Le harcèlement se définit par ces 5 critères:
- une conduite vexatoire
- des comportements répétitifs ou grave
- non désirés ou hostiles
- portant atteinte à la dignité ou à l'intégrité de la personne
- créant un environnement de travail néfaste.

Facteurs de protection
La prévention des RPS passe par plusieurs leviers, dont la gestion de la charge de travail, la reconnaissance, le soutien social, l’autonomie décisionnelle, et la justice organisationnelle. Et en amont, le climat de sécurité psychologique est considéré comme un facteur primordial dans la prévention des RPS.

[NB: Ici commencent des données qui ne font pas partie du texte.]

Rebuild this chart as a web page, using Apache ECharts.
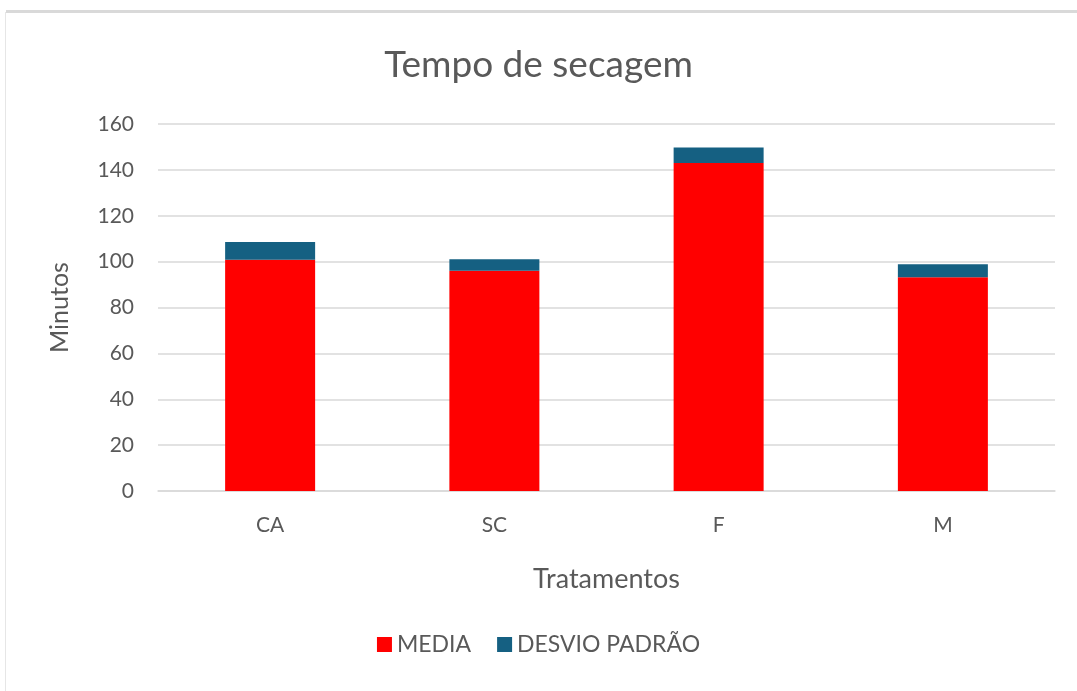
<!DOCTYPE html>
<html>
<head>
<meta charset="utf-8">
<script src="https://cdn.jsdelivr.net/npm/echarts@6/dist/echarts.min.js"></script>
<style>
  html, body { margin: 0; padding: 0; background: #fff; }
  #chart { width: 1077px; height: 691px; }
</style>
</head>
<body>
<div id="chart"></div>
<script>
const tratamentos = ['CA', 'SC', 'F', 'M'];
const media = [100.8, 96, 143, 93.2];
const desvio = [7.8, 5, 6.8, 5.7];
const yTicks = [0, 160, 20];

const chart = echarts.init(document.getElementById('chart'));
const gray = '#595959';
const font = 'Lato, "Open Sans", sans-serif';

chart.setOption({
  animation: false,
  backgroundColor: '#fff',
  title: {
    text: 'Tempo de secagem',
    left: 'center',
    top: 42,
    textStyle: { color: gray, fontSize: 37, fontWeight: 'normal', fontFamily: font }
  },
  grid: { left: 158, right: 22, top: 124, bottom: 200 },
  legend: {
    bottom: 30,
    left: 'center',
    itemWidth: 15,
    itemHeight: 15,
    itemGap: 26,
    icon: 'rect',
    textStyle: { color: gray, fontSize: 23, fontFamily: font }
  },
  xAxis: {
    type: 'category',
    data: tratamentos,
    name: 'Tratamentos',
    nameLocation: 'middle',
    nameGap: 75,
    nameTextStyle: { color: gray, fontSize: 27, fontFamily: font },
    axisLine: { lineStyle: { color: '#d9d9d9', width: 1.5 } },
    axisTick: { show: false },
    axisLabel: { color: gray, fontSize: 21, margin: 24, fontFamily: font }
  },
  yAxis: {
    type: 'value',
    min: yTicks[0],
    max: yTicks[1],
    interval: yTicks[2],
    name: 'Minutos',
    nameLocation: 'middle',
    nameGap: 86,
    nameTextStyle: { color: gray, fontSize: 25, fontFamily: font },
    axisLine: { show: false },
    axisTick: { show: false },
    axisLabel: { color: gray, fontSize: 21, margin: 24, fontFamily: font },
    splitLine: { lineStyle: { color: '#d9d9d9', width: 1.5 } }
  },
  graphic: [
    { type: 'rect', shape: { x: 6, y: 10, width: 1071, height: 3 }, style: { fill: '#d9d9d9' } },
    { type: 'rect', shape: { x: 5, y: 12, width: 1, height: 679 }, style: { fill: '#e6e6e6' } }
  ],
  series: [
    {
      name: 'MEDIA',
      type: 'bar',
      stack: 'total',
      barWidth: 90,
      data: media,
      itemStyle: { color: '#ff0000' }
    },
    {
      name: 'DESVIO PADRÃO',
      type: 'bar',
      stack: 'total',
      barWidth: 90,
      data: desvio,
      itemStyle: { color: '#156082' }
    }
  ]
});
</script>
</body>
</html>
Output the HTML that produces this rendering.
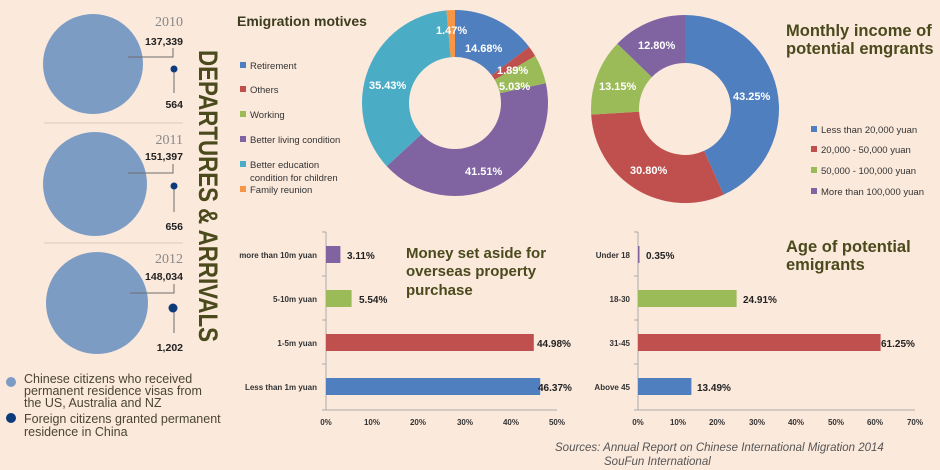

Un autre outil intéressant à développé pour la gestion des RPS est le maintien d’un registre des incidents. Un tel registre (idéalement anonyme et accessible, par exemple via un code QR), permet de retracer les événements, de suivre les victimes et de mettre en place des mesures préventives. Ce suivi vise à assurer non seulement la sécurité immédiate des employés, mais aussi à travailler sur la culture de prévention à long terme.
Obligations légales
D’ici le 6 octobre 2025, plusieurs obligations légales doivent être respectées par les employeurs. Cela inclut
Obliger l’employeur à prendre les mesures nécessaires sur les lieux de travail pour contrer la violence physique ou psychologique
Sur les lieux de travail, l’employeur doit prendre les mesures nécessaires pour assurer la protection de la travailleuse ou du travailleur exposé à une situation de violence physique ou psychologique, dont une situation de violence conjugale, familiale ou à caractère sexuel. Dans le cas d’une situation de violence conjugale ou familiale, l’employeur est tenu de prendre ces mesures lorsqu’il sait ou devrait raisonnablement savoir que le travailleur est exposé à cette violence.
L’employeur doit désormais s’assurer d’inclure, dans son programme de prévention ou dans son plan d’action, les risques psychosociaux liés au travail pouvant avoir une incidence sur la santé des travailleuses et des travailleurs.
Cette démarche s’inscrit dans les mécanismes de prévention que sont le programme de prévention et le plan d’action en prévention. Le représentant en santé et en sécurité devra également faire des recommandations associées à ce type de risques.
LNT et projet de loi 42
- la mise en place d'une politique contre le harcèlement (LNT 2018)
- la désignation d’une personne responsable de la gestion des situations de harcèlement psychologique et de violence à caractère sexuel (Projet de loi 42 Déjà en vigueur depuis le 27 mars 2024)
- la protection contre les représailles (Projet de loi 42 Déjà en vigueur depuis le 27 mars 2024)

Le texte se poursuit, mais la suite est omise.